Magnetic name tags stuck to shirts where paper ones would have been. Metal utensils wrapped in cloth napkins — no plastic utensils. Questions taken via text message to a central number rather than written on dozens of index cards. Cardboard boxes for food waste rather than trash cans for all trash.
During a daylong event at Texas Woman’s University where students and faculty discussed the impact of plastic on the environment, five TWU students worked to see if they could keep the 2020 Sci-Southwest Regional Symposium a zero-waste event.
As the first event of the day, TWU’s Zero Impact Team told an audience of about 50 people the story of how they planned the event with a zero-waste mindset. They met with students and faculty from the University of Wisconsin-Madison in the fall to help them map out their journey.
Zero waste is a lifestyle with a goal of sending no trash to landfills, incinerators or oceans. It involves planning to use reusable materials, materials sourced from recycled or composted materials and leaving no waste — food or materials — at the end of the day.
This means keeping plastic out of the equation.
While some plastic like bottles can be recycled, only about one-third of recycled plastic is turned into new products. Nonrecyclable plastic, or plastic that shouldn’t into the recycling bin, can contaminate the batch it was thrown into.
Speaking about plastic, environmental studies professor Cathy Middlecamp from UW-Madison said recycling isn’t enough.
“It’s not just about recycling,” Middlecamp said. “In fact, it may never have been about recycling. It’s about cutting it off at the source before we ever need to recycle that.”
Middlecamp’s students, who helped the TWU students, said zero waste is a matter of controversy in the sustainability community since it doesn’t actually mean no waste.

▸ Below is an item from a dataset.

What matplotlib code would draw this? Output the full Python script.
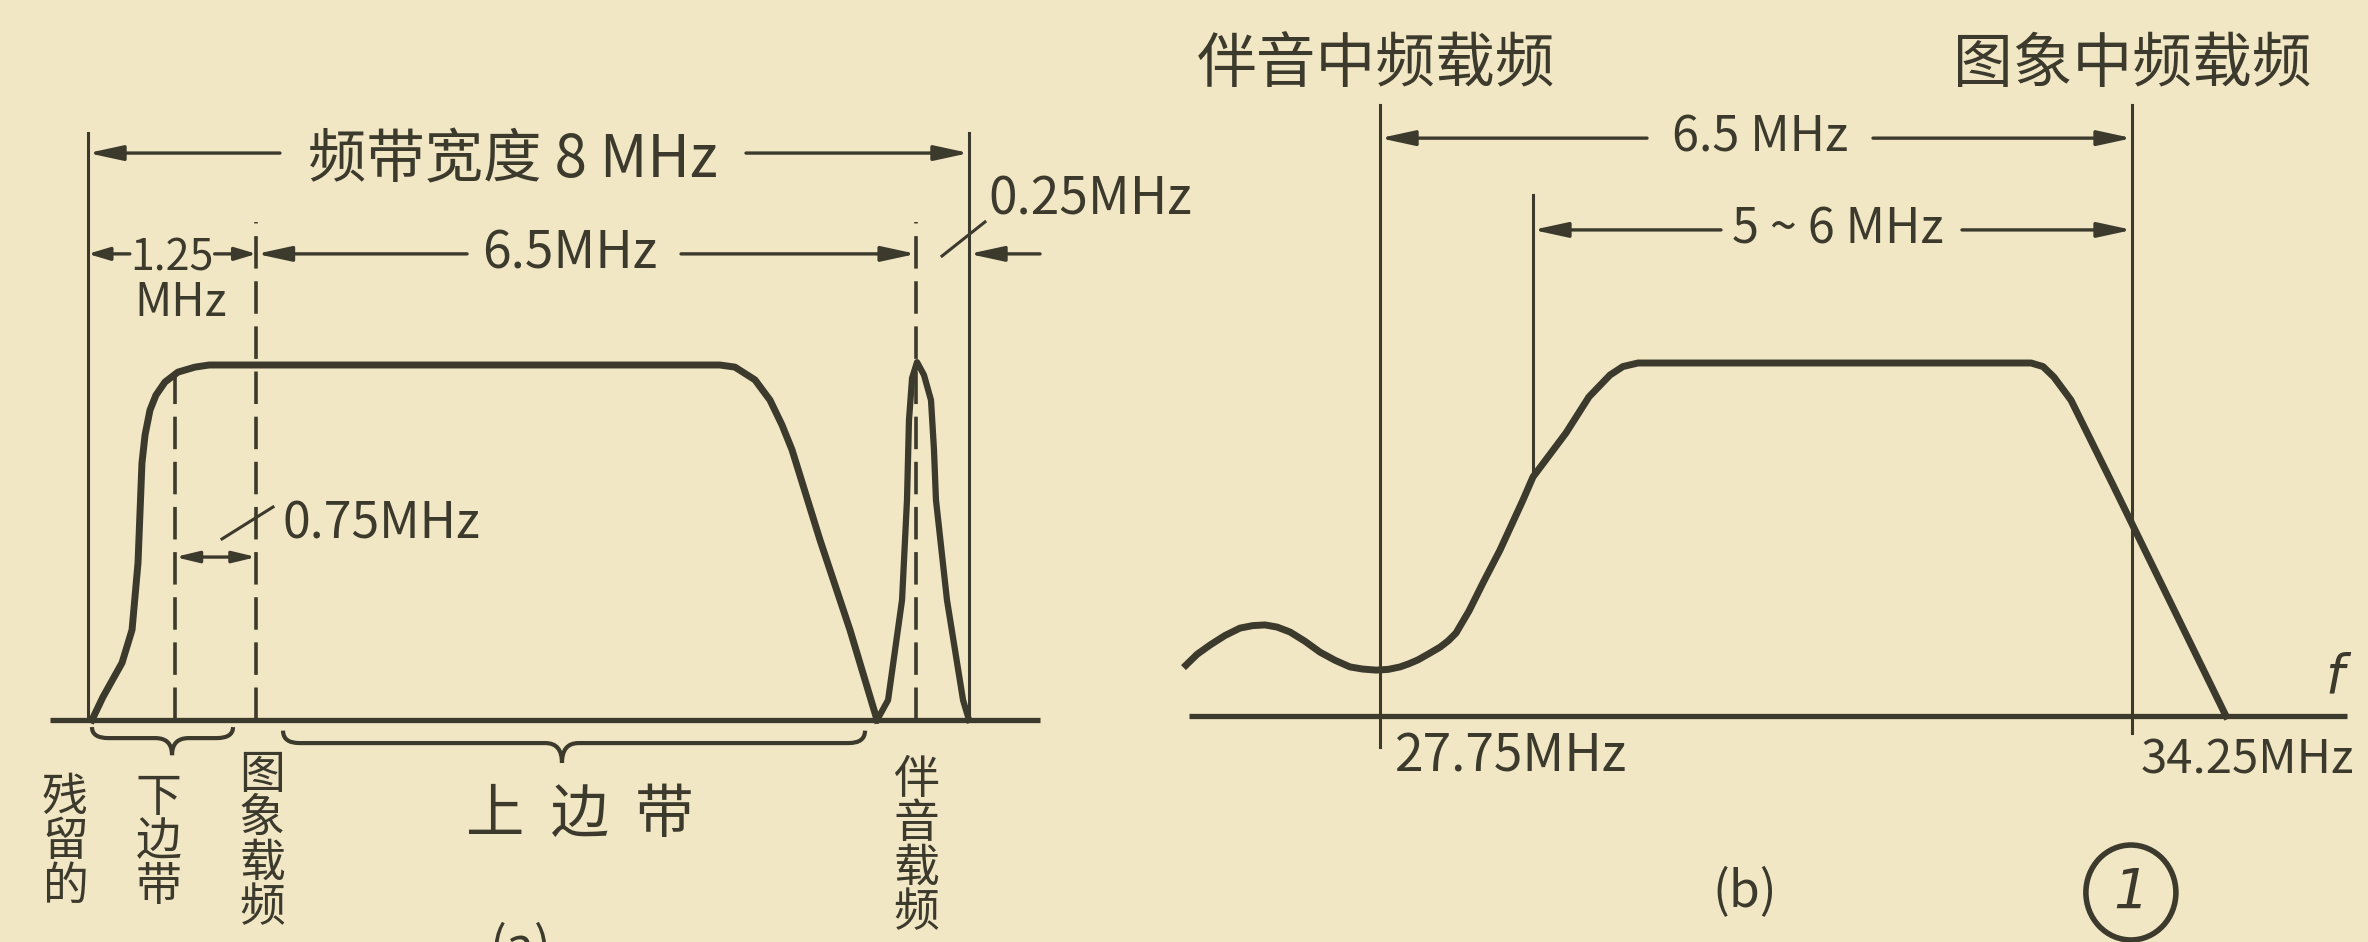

The idea of zero waste is meant to encourage people to decrease the waste they have, but it’s impossible to have no waste, Riley Collins said.
“The way we define it is zero waste means 90-plus percent of observable physical waste is diverted from the landfill,” Collins said. “So that’s quite a complicated definition of zero waste and unfortunately doesn’t mean always.”
By observable waste, Collins said they’re not including carbon emissions in their waste.
The TWU team said their initial intent was zero impact, which goes further than zero waste.
Zero impact tracks the environmental impact from our daily lives to calculate the carbon impact in hopes of making changes to reduce that impact. The students said it’s nearly impossible to do zero impact.
To try to keep the event zero-waste, the Zero Impact Team provided reusable glassware — which they said would also be readily available to other TWU departments and organizations for future events. They also provided magnetic name tags that can be returned to reuse for future events, offered cloth napkins and asked guests to bring their own water bottles.
With food, the team also wanted to find an eco-friendly restaurant that also sources ingredients locally. They found that in Mellow Mushroom, a chain pizzeria with a location near downtown. The team said the restaurant’s boxes, napkins and cups are made from 100% recycled materials, and they print with environmentally friendly soy ink.
Liliana Driver, a member of the Zero Impact Team, explained that Mellow Mushroom locally sources its recyclable material from Pratt Industries, the city’s recycling partner.
“What they do is take our recycled cardboard, send it to Shreveport, Louisiana, to process the material, they send it back to Fort Worth to Pratt Fort Worth boxing plant and from there, that’s the material we get, which leaves a low impact on our environment,” Driver said.
In place of trash bins collecting food waste, the team provided compost bins, which they would then take to their faculty adviser’s personal compost bin.
Instead of offering everyone their own copy of the schedule and abstracts for each presentation, attendees were encouraged to either take pictures or provide their email addresses to be sent information. At the registration desk, there was only one copy of a few different informative sheets.
Besides bringing their own beverage containers, attendees were asked to further help reduce their carbon emissions by carpooling, and finding hotels for people flying in for the event that also offer shuttle services — although they acknowledged there wasn’t too much they could do about carbon emissions for people taking flights to Texas for the event.
It would still take a lot of action from many people, and large-scale changes, to reduce our carbon footprint. Team member Raven Gallenstein said one of the best ways to make these changes is to make recycling and zero-waste practices a habit, starting at a young age.
“People will do habits because it’s easy, convenient. ... Unless it’s something we can do without thinking, we probably won’t [do it],” Gallenstein said.